▸ **Data excerpts**
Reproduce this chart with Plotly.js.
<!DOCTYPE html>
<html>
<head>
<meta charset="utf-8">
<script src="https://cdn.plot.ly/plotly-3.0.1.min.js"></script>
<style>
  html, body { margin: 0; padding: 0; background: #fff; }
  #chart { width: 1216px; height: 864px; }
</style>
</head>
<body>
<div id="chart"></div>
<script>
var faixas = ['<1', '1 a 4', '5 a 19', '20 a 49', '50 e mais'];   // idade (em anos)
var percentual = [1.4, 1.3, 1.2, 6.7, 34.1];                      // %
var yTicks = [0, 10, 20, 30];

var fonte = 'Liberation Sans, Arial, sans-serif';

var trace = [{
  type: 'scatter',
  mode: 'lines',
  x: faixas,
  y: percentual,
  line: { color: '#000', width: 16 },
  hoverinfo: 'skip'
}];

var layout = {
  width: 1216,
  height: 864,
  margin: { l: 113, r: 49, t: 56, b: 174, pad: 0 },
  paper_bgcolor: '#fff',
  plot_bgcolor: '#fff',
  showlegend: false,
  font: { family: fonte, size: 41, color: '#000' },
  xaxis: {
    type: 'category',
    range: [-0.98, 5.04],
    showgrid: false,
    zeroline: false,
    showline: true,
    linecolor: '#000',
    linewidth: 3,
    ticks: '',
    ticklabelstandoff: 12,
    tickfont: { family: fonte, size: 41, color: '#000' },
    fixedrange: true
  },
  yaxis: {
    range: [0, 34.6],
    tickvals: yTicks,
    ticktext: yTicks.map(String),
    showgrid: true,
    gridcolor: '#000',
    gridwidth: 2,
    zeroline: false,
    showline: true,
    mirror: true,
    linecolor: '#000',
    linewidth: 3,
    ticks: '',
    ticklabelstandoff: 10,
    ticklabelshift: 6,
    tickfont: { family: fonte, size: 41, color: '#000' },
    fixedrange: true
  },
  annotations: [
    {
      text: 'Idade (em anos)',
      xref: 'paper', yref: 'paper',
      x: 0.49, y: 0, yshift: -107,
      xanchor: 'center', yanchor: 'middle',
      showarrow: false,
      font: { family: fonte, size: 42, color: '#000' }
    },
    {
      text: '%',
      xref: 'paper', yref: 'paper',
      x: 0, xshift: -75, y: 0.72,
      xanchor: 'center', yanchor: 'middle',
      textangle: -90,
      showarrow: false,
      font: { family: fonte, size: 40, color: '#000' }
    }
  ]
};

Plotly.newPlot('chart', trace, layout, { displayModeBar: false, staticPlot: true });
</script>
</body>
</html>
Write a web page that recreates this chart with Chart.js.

==

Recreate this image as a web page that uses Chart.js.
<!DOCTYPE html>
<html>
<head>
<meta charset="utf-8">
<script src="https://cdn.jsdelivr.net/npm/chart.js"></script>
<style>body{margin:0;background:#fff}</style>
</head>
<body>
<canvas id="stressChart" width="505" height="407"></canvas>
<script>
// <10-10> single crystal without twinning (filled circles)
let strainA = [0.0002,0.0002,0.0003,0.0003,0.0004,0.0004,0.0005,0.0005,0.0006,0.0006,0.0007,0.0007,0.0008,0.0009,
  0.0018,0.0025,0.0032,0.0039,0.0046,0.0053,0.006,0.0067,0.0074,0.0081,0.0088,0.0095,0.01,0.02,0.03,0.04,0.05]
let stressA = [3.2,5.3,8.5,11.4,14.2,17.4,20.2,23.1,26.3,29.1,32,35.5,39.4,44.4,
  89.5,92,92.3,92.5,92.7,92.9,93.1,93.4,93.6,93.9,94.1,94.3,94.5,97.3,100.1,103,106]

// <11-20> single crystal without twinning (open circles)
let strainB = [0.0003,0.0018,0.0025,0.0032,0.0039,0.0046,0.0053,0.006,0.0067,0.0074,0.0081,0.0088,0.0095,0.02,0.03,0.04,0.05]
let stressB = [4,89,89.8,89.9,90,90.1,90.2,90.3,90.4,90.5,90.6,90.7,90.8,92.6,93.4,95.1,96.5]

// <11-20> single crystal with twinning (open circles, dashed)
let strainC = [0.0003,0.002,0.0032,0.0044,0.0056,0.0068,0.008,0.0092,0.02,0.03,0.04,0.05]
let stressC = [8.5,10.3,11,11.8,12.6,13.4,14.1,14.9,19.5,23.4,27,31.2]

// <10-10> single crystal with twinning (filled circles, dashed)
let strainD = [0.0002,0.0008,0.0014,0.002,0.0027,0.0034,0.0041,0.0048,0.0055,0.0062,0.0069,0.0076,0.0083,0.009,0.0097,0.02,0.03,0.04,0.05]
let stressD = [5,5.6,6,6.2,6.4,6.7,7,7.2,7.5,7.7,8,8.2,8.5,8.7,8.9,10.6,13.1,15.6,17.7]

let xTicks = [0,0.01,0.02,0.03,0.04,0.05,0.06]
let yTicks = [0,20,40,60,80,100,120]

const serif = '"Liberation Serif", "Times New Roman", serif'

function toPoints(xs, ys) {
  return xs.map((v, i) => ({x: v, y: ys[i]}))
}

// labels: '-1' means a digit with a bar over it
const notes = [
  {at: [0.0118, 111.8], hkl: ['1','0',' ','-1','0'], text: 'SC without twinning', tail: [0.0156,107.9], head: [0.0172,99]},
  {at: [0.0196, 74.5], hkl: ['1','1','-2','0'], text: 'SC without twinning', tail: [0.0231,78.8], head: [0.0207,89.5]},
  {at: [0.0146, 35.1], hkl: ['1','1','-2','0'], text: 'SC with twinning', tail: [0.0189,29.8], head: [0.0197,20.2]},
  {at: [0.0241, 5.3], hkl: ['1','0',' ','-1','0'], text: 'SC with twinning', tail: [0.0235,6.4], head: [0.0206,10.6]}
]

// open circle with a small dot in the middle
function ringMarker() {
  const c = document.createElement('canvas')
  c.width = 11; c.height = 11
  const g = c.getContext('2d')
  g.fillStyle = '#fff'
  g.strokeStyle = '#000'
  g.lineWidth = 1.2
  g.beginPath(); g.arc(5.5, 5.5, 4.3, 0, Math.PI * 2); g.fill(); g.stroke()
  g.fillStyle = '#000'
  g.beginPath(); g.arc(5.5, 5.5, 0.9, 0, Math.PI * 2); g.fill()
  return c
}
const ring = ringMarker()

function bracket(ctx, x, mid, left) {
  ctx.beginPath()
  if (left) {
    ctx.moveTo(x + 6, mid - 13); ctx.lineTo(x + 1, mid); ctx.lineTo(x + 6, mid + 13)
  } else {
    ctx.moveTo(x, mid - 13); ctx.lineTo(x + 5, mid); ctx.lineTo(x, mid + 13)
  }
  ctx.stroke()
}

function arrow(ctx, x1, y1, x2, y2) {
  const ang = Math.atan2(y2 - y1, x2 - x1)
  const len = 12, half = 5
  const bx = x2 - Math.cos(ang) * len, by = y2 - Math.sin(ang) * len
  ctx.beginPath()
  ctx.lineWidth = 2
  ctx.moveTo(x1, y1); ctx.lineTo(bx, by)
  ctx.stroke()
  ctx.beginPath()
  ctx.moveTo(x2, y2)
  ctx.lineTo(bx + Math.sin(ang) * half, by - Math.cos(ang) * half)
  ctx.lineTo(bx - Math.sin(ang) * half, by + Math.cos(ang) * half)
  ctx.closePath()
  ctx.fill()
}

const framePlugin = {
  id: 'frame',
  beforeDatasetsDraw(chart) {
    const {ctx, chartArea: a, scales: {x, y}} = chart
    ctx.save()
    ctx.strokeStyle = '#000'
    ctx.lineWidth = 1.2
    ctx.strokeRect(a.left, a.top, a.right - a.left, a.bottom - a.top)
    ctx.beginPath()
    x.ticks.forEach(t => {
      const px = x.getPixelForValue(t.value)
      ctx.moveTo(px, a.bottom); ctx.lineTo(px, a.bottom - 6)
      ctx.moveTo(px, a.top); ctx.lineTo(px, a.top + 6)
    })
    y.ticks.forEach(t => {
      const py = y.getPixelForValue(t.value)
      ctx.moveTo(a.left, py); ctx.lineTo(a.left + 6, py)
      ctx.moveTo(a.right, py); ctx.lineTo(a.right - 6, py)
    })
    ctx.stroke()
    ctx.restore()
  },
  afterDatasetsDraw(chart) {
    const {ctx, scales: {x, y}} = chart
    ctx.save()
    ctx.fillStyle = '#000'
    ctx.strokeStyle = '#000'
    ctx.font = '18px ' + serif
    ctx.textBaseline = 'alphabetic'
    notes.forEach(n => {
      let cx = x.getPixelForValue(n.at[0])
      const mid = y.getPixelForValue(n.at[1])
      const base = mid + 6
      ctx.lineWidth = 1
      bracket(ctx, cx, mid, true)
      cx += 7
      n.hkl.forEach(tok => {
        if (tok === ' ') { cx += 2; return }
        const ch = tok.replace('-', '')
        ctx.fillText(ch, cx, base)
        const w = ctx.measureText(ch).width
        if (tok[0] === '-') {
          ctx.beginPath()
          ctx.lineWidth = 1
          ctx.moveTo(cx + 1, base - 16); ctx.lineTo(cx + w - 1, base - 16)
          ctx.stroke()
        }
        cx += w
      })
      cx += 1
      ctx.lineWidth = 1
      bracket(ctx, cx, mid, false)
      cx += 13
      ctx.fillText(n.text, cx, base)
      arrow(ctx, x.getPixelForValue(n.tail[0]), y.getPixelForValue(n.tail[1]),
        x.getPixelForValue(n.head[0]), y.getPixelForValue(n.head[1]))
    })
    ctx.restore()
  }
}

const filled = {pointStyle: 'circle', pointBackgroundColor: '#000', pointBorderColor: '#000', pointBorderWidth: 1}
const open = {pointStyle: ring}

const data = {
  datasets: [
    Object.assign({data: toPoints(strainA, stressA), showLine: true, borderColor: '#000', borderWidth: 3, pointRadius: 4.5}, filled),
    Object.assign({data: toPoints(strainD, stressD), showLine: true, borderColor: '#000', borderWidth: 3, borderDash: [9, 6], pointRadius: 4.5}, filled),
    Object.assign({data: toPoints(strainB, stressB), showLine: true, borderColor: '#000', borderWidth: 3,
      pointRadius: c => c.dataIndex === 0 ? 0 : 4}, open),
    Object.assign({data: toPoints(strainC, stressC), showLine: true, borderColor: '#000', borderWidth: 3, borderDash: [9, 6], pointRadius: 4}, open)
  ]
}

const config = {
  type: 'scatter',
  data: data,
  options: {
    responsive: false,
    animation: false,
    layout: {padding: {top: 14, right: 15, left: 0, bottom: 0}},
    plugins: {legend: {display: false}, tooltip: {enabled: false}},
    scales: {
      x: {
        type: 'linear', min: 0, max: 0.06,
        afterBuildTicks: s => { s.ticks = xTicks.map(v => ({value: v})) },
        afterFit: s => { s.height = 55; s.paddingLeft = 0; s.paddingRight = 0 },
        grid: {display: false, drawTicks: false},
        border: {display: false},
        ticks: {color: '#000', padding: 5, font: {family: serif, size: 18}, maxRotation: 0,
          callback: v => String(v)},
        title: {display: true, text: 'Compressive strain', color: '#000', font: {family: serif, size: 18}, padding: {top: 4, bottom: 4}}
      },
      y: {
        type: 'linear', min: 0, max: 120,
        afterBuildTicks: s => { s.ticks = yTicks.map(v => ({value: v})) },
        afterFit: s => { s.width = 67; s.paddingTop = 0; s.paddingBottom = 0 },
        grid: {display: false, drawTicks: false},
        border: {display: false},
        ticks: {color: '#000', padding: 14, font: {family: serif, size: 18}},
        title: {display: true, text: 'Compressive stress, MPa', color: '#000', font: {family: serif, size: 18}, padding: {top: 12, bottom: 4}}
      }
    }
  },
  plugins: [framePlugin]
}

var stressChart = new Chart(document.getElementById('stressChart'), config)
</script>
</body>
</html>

--

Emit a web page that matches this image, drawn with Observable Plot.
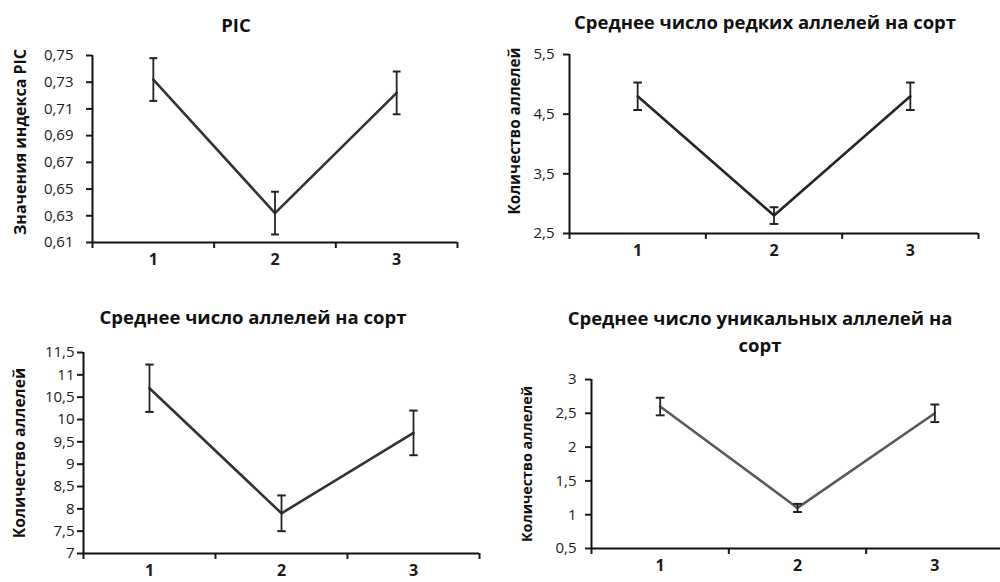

▸ **Instruction**
Which lines contain "that"? Copy each of them out.

▸ **Final result**
Write a web page that recreates this chart with Chart.js.
Recreate this image as a web page that uses Chart.js.
Emit a web page that matches this image, drawn with Observable Plot.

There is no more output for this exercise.